** Task objective **
Carry none of the pictures over; write out the complete data exactly.

** Material provided **
§
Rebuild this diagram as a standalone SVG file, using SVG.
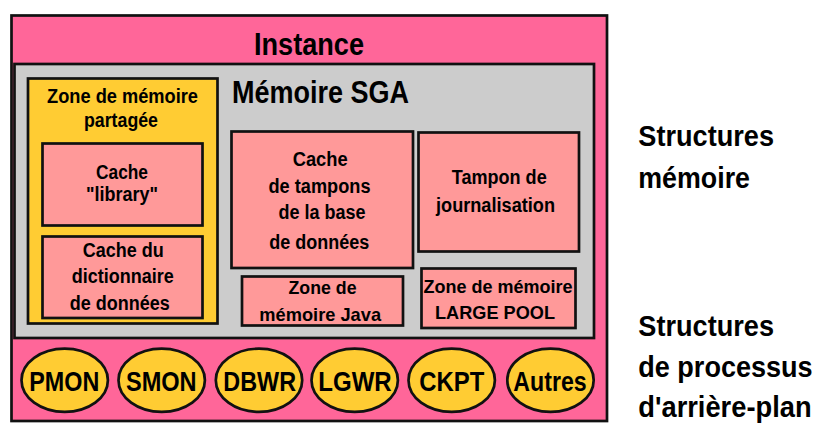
<svg xmlns="http://www.w3.org/2000/svg" width="839" height="441" viewBox="0 0 839 441">
  <style>
    .box { stroke: #111; stroke-width: 2.7; }
    .pink { fill: #FF6699; }
    .gray { fill: #CCCCCC; }
    .yellow { fill: #FFCC33; }
    .salmon { fill: #FF9999; }
    text { font-family: "Liberation Sans", Arial, sans-serif; font-weight: bold; fill: #000; }
    .mid { text-anchor: middle; }
    .t20 { font-size: 20px; }
    .t19 { font-size: 19px; }
    .t28 { font-size: 28px; }
    .t29 { font-size: 29px; }
    .t31 { font-size: 31px; }
  </style>
  <rect width="839" height="441" fill="#FFFFFF"/>

  <!-- Instance frame -->
  <g id="instance">
    <rect class="box pink" x="11.5" y="15.5" width="595.5" height="405.5" stroke-width="3"/>
    <text class="t31 mid" x="309" y="55" textLength="110" lengthAdjust="spacingAndGlyphs">Instance</text>
  </g>

  <!-- SGA memory area -->
  <g id="sga">
    <rect class="box gray" x="14.5" y="64" width="579.5" height="274"/>
    <text class="t31" x="232" y="102.5" textLength="177" lengthAdjust="spacingAndGlyphs">Mémoire SGA</text>
  </g>

  <!-- Shared pool -->
  <g id="shared-pool">
    <rect class="box yellow" x="28" y="78.5" width="189.5" height="245"/>
    <text class="t20 mid" x="122.5" y="103" textLength="151" lengthAdjust="spacingAndGlyphs">Zone de mémoire</text>
    <text class="t20 mid" x="121" y="127" textLength="74" lengthAdjust="spacingAndGlyphs">partagée</text>
  </g>

  <g id="library-cache">
    <rect class="box salmon" x="42.5" y="143.5" width="160" height="82"/>
    <text class="t20 mid" x="122" y="179" textLength="52" lengthAdjust="spacingAndGlyphs">Cache</text>
    <text class="t20 mid" x="122" y="201" textLength="72" lengthAdjust="spacingAndGlyphs">"library"</text>
  </g>

  <g id="dictionary-cache">
    <rect class="box salmon" x="42.5" y="236.5" width="160" height="81.5"/>
    <text class="t20 mid" x="123.3" y="257" textLength="81" lengthAdjust="spacingAndGlyphs">Cache du</text>
    <text class="t20 mid" x="122.8" y="282.5" textLength="102" lengthAdjust="spacingAndGlyphs">dictionnaire</text>
    <text class="t20 mid" x="119.7" y="309.5" textLength="100" lengthAdjust="spacingAndGlyphs">de données</text>
  </g>

  <!-- Database buffer cache -->
  <g id="buffer-cache">
    <rect class="box salmon" x="231.5" y="131.5" width="181.5" height="136.5"/>
    <text class="t20 mid" x="320.2" y="165.7" textLength="55" lengthAdjust="spacingAndGlyphs">Cache</text>
    <text class="t20 mid" x="319.5" y="192.7" textLength="102" lengthAdjust="spacingAndGlyphs">de tampons</text>
    <text class="t20 mid" x="322" y="219.3" textLength="87" lengthAdjust="spacingAndGlyphs">de la base</text>
    <text class="t20 mid" x="319.2" y="249.3" textLength="100" lengthAdjust="spacingAndGlyphs">de données</text>
  </g>

  <!-- Redo log buffer -->
  <g id="redo-log-buffer">
    <rect class="box salmon" x="418.5" y="132.5" width="160.5" height="119"/>
    <text class="t20 mid" x="499.2" y="184.3" textLength="95" lengthAdjust="spacingAndGlyphs">Tampon de</text>
    <text class="t20 mid" x="495.5" y="211.7" textLength="119" lengthAdjust="spacingAndGlyphs">journalisation</text>
  </g>

  <!-- Java pool -->
  <g id="java-pool">
    <rect class="box salmon" x="242" y="276.5" width="161" height="49"/>
    <text class="t19 mid" x="322.5" y="294.3" textLength="68" lengthAdjust="spacingAndGlyphs">Zone de</text>
    <text class="t19 mid" x="320.2" y="320.7" textLength="121.7" lengthAdjust="spacingAndGlyphs">mémoire Java</text>
  </g>

  <!-- Large pool -->
  <g id="large-pool">
    <rect class="box salmon" x="421.5" y="268.5" width="154" height="59.5"/>
    <text class="t19 mid" x="498" y="293.3" textLength="149" lengthAdjust="spacingAndGlyphs">Zone de mémoire</text>
    <text class="t19 mid" x="495" y="319.3" textLength="120" lengthAdjust="spacingAndGlyphs">LARGE POOL</text>
  </g>

  <!-- Background processes -->
  <g id="pmon">
    <ellipse class="box yellow" cx="64.7" cy="380.3" rx="43.2" ry="31.6" stroke-width="2.5"/>
    <text class="t28 mid" x="64.3" y="391" textLength="70" lengthAdjust="spacingAndGlyphs">PMON</text>
  </g>
  <g id="smon">
    <ellipse class="box yellow" cx="161.7" cy="380.3" rx="43.2" ry="31.6" stroke-width="2.5"/>
    <text class="t28 mid" x="161.3" y="391" textLength="70.7" lengthAdjust="spacingAndGlyphs">SMON</text>
  </g>
  <g id="dbwr">
    <ellipse class="box yellow" cx="259" cy="380.3" rx="43.2" ry="31.6" stroke-width="2.5"/>
    <text class="t28 mid" x="259.7" y="391" textLength="72.7" lengthAdjust="spacingAndGlyphs">DBWR</text>
  </g>
  <g id="lgwr">
    <ellipse class="box yellow" cx="354.7" cy="380.3" rx="43.2" ry="31.6" stroke-width="2.5"/>
    <text class="t28 mid" x="355" y="391" textLength="73.3" lengthAdjust="spacingAndGlyphs">LGWR</text>
  </g>
  <g id="ckpt">
    <ellipse class="box yellow" cx="451.7" cy="380.3" rx="43.2" ry="31.6" stroke-width="2.5"/>
    <text class="t28 mid" x="451.8" y="391" textLength="65" lengthAdjust="spacingAndGlyphs">CKPT</text>
  </g>
  <g id="autres">
    <ellipse class="box yellow" cx="550.5" cy="380.3" rx="43.2" ry="31.6" stroke-width="2.5"/>
    <text class="t28 mid" x="550" y="391" textLength="73.3" lengthAdjust="spacingAndGlyphs">Autres</text>
  </g>

  <!-- Side captions -->
  <g id="caption-memory">
    <text class="t29" x="638.3" y="145.7" textLength="135.7" lengthAdjust="spacingAndGlyphs">Structures</text>
    <text class="t29" x="638.3" y="187.5" textLength="111.7" lengthAdjust="spacingAndGlyphs">mémoire</text>
  </g>
  <g id="caption-processes">
    <text class="t29" x="638.3" y="335.7" textLength="135.7" lengthAdjust="spacingAndGlyphs">Structures</text>
    <text class="t29" x="638.3" y="376.7" textLength="174.3" lengthAdjust="spacingAndGlyphs">de processus</text>
    <text class="t29" x="638.3" y="416.7" textLength="173.3" lengthAdjust="spacingAndGlyphs">d'arrière-plan</text>
  </g>
</svg>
§
** Final result **
Rebuild this diagram as a standalone SVG file, using SVG.
<svg xmlns="http://www.w3.org/2000/svg" width="839" height="441" viewBox="0 0 839 441">
  <style>
    .box { stroke: #111; stroke-width: 2.7; }
    .pink { fill: #FF6699; }
    .gray { fill: #CCCCCC; }
    .yellow { fill: #FFCC33; }
    .salmon { fill: #FF9999; }
    text { font-family: "Liberation Sans", Arial, sans-serif; font-weight: bold; fill: #000; }
    .mid { text-anchor: middle; }
    .t20 { font-size: 20px; }
    .t19 { font-size: 19px; }
    .t28 { font-size: 28px; }
    .t29 { font-size: 29px; }
    .t31 { font-size: 31px; }
  </style>
  <rect width="839" height="441" fill="#FFFFFF"/>

  <!-- Instance frame -->
  <g id="instance">
    <rect class="box pink" x="11.5" y="15.5" width="595.5" height="405.5" stroke-width="3"/>
    <text class="t31 mid" x="309" y="55" textLength="110" lengthAdjust="spacingAndGlyphs">Instance</text>
  </g>

  <!-- SGA memory area -->
  <g id="sga">
    <rect class="box gray" x="14.5" y="64" width="579.5" height="274"/>
    <text class="t31" x="232" y="102.5" textLength="177" lengthAdjust="spacingAndGlyphs">Mémoire SGA</text>
  </g>

  <!-- Shared pool -->
  <g id="shared-pool">
    <rect class="box yellow" x="28" y="78.5" width="189.5" height="245"/>
    <text class="t20 mid" x="122.5" y="103" textLength="151" lengthAdjust="spacingAndGlyphs">Zone de mémoire</text>
    <text class="t20 mid" x="121" y="127" textLength="74" lengthAdjust="spacingAndGlyphs">partagée</text>
  </g>

  <g id="library-cache">
    <rect class="box salmon" x="42.5" y="143.5" width="160" height="82"/>
    <text class="t20 mid" x="122" y="179" textLength="52" lengthAdjust="spacingAndGlyphs">Cache</text>
    <text class="t20 mid" x="122" y="201" textLength="72" lengthAdjust="spacingAndGlyphs">"library"</text>
  </g>

  <g id="dictionary-cache">
    <rect class="box salmon" x="42.5" y="236.5" width="160" height="81.5"/>
    <text class="t20 mid" x="123.3" y="257" textLength="81" lengthAdjust="spacingAndGlyphs">Cache du</text>
    <text class="t20 mid" x="122.8" y="282.5" textLength="102" lengthAdjust="spacingAndGlyphs">dictionnaire</text>
    <text class="t20 mid" x="119.7" y="309.5" textLength="100" lengthAdjust="spacingAndGlyphs">de données</text>
  </g>

  <!-- Database buffer cache -->
  <g id="buffer-cache">
    <rect class="box salmon" x="231.5" y="131.5" width="181.5" height="136.5"/>
    <text class="t20 mid" x="320.2" y="165.7" textLength="55" lengthAdjust="spacingAndGlyphs">Cache</text>
    <text class="t20 mid" x="319.5" y="192.7" textLength="102" lengthAdjust="spacingAndGlyphs">de tampons</text>
    <text class="t20 mid" x="322" y="219.3" textLength="87" lengthAdjust="spacingAndGlyphs">de la base</text>
    <text class="t20 mid" x="319.2" y="249.3" textLength="100" lengthAdjust="spacingAndGlyphs">de données</text>
  </g>

  <!-- Redo log buffer -->
  <g id="redo-log-buffer">
    <rect class="box salmon" x="418.5" y="132.5" width="160.5" height="119"/>
    <text class="t20 mid" x="499.2" y="184.3" textLength="95" lengthAdjust="spacingAndGlyphs">Tampon de</text>
    <text class="t20 mid" x="495.5" y="211.7" textLength="119" lengthAdjust="spacingAndGlyphs">journalisation</text>
  </g>

  <!-- Java pool -->
  <g id="java-pool">
    <rect class="box salmon" x="242" y="276.5" width="161" height="49"/>
    <text class="t19 mid" x="322.5" y="294.3" textLength="68" lengthAdjust="spacingAndGlyphs">Zone de</text>
    <text class="t19 mid" x="320.2" y="320.7" textLength="121.7" lengthAdjust="spacingAndGlyphs">mémoire Java</text>
  </g>

  <!-- Large pool -->
  <g id="large-pool">
    <rect class="box salmon" x="421.5" y="268.5" width="154" height="59.5"/>
    <text class="t19 mid" x="498" y="293.3" textLength="149" lengthAdjust="spacingAndGlyphs">Zone de mémoire</text>
    <text class="t19 mid" x="495" y="319.3" textLength="120" lengthAdjust="spacingAndGlyphs">LARGE POOL</text>
  </g>

  <!-- Background processes -->
  <g id="pmon">
    <ellipse class="box yellow" cx="64.7" cy="380.3" rx="43.2" ry="31.6" stroke-width="2.5"/>
    <text class="t28 mid" x="64.3" y="391" textLength="70" lengthAdjust="spacingAndGlyphs">PMON</text>
  </g>
  <g id="smon">
    <ellipse class="box yellow" cx="161.7" cy="380.3" rx="43.2" ry="31.6" stroke-width="2.5"/>
    <text class="t28 mid" x="161.3" y="391" textLength="70.7" lengthAdjust="spacingAndGlyphs">SMON</text>
  </g>
  <g id="dbwr">
    <ellipse class="box yellow" cx="259" cy="380.3" rx="43.2" ry="31.6" stroke-width="2.5"/>
    <text class="t28 mid" x="259.7" y="391" textLength="72.7" lengthAdjust="spacingAndGlyphs">DBWR</text>
  </g>
  <g id="lgwr">
    <ellipse class="box yellow" cx="354.7" cy="380.3" rx="43.2" ry="31.6" stroke-width="2.5"/>
    <text class="t28 mid" x="355" y="391" textLength="73.3" lengthAdjust="spacingAndGlyphs">LGWR</text>
  </g>
  <g id="ckpt">
    <ellipse class="box yellow" cx="451.7" cy="380.3" rx="43.2" ry="31.6" stroke-width="2.5"/>
    <text class="t28 mid" x="451.8" y="391" textLength="65" lengthAdjust="spacingAndGlyphs">CKPT</text>
  </g>
  <g id="autres">
    <ellipse class="box yellow" cx="550.5" cy="380.3" rx="43.2" ry="31.6" stroke-width="2.5"/>
    <text class="t28 mid" x="550" y="391" textLength="73.3" lengthAdjust="spacingAndGlyphs">Autres</text>
  </g>

  <!-- Side captions -->
  <g id="caption-memory">
    <text class="t29" x="638.3" y="145.7" textLength="135.7" lengthAdjust="spacingAndGlyphs">Structures</text>
    <text class="t29" x="638.3" y="187.5" textLength="111.7" lengthAdjust="spacingAndGlyphs">mémoire</text>
  </g>
  <g id="caption-processes">
    <text class="t29" x="638.3" y="335.7" textLength="135.7" lengthAdjust="spacingAndGlyphs">Structures</text>
    <text class="t29" x="638.3" y="376.7" textLength="174.3" lengthAdjust="spacingAndGlyphs">de processus</text>
    <text class="t29" x="638.3" y="416.7" textLength="173.3" lengthAdjust="spacingAndGlyphs">d'arrière-plan</text>
  </g>
</svg>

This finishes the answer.